SANDY BEACH AND POOL
oil on wood panel
12 x 16 in. (30.5 x 40.6 cm)
Price Realized:
$ 16800 CAD.
INCLUDES BUYER’S PREMIUM
Notes:
signed and dated ’55 lower right; inscribed “- Van Isl – / 55” verso
Provenance: Laing Galleries, Toronto ON (label verso)
In the summer of 1951, when he was 65 years old, Arthur Lismer embarked on his first sketching trip to Long Beach, located on the Pacific Rim of Vancouver Island. By then, Lismer was a senior and celebrated artist – the National Gallery of Canada and the Art Gallery of Toronto had staged a major retrospective of his career in 1950. After a condensed selection of the retrospective travelled (at the behest of Lawren Harris) to numerous galleries in Vancouver and Victoria, Lismer reached out to colleagues on Vancouver Island to inquire about booking a summer trip: He had painted Georgian Bay, the fishing villages of Nova Scotia, and even South Africa, but he had not yet tackled the Canadian West Coast. In July, Lismer and his wife, Esther, travelled first to Galiano Island, then to Wickaninnish Bay, Long Beach . Here, they rented a cabin, to which they would return nearly every summer until 1968 – the year before Lismer’s death.

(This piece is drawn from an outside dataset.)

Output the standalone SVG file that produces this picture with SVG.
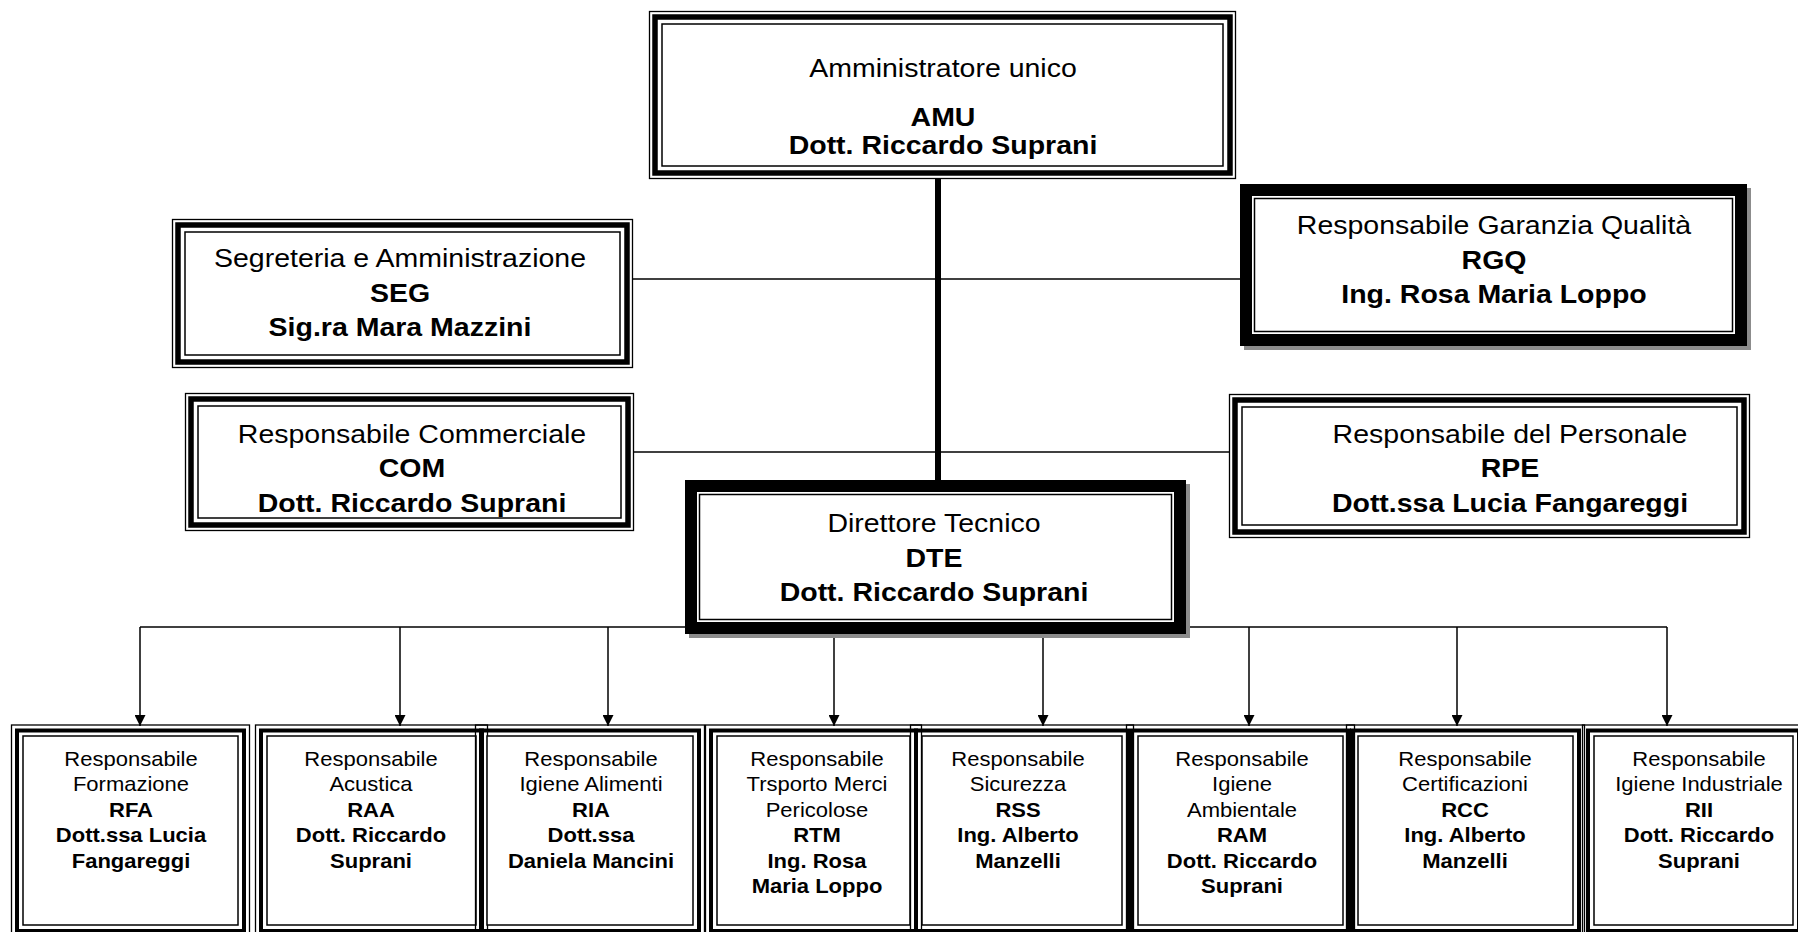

In June 1955, the 70-year-old Lismer retired from his position at McGill University, and shortly thereafter left for Long Beach with Esther. They stayed for six weeks, during which time Lismer painted “Sandy Beach and Pool”. In an article for Canadian Art in 1956, Robert Ayre wrote about Lismer’s summer sketches at Wickaninnish: “There are twelve miles of beach, and behind it, the virgin forest, where nothing happens, no lumbering … You could get lost in the dense tropical growth of the cedar swamps, he says, if it wasn’t for the roar of the sea to guide you.” Close to the cabin where the Lismers stayed, there is a small cove that became affectionately known as “Lismer Bay”.
During these summers, late in his life, Lismer painted the mighty Pacific and the old-growth forests that surrounded and inspired him; he did so with an intimacy and connection that sets these paintings apart from those of his earlier “Group” style. This body of work is integral to understanding Lismer’s complete evolution as an artist.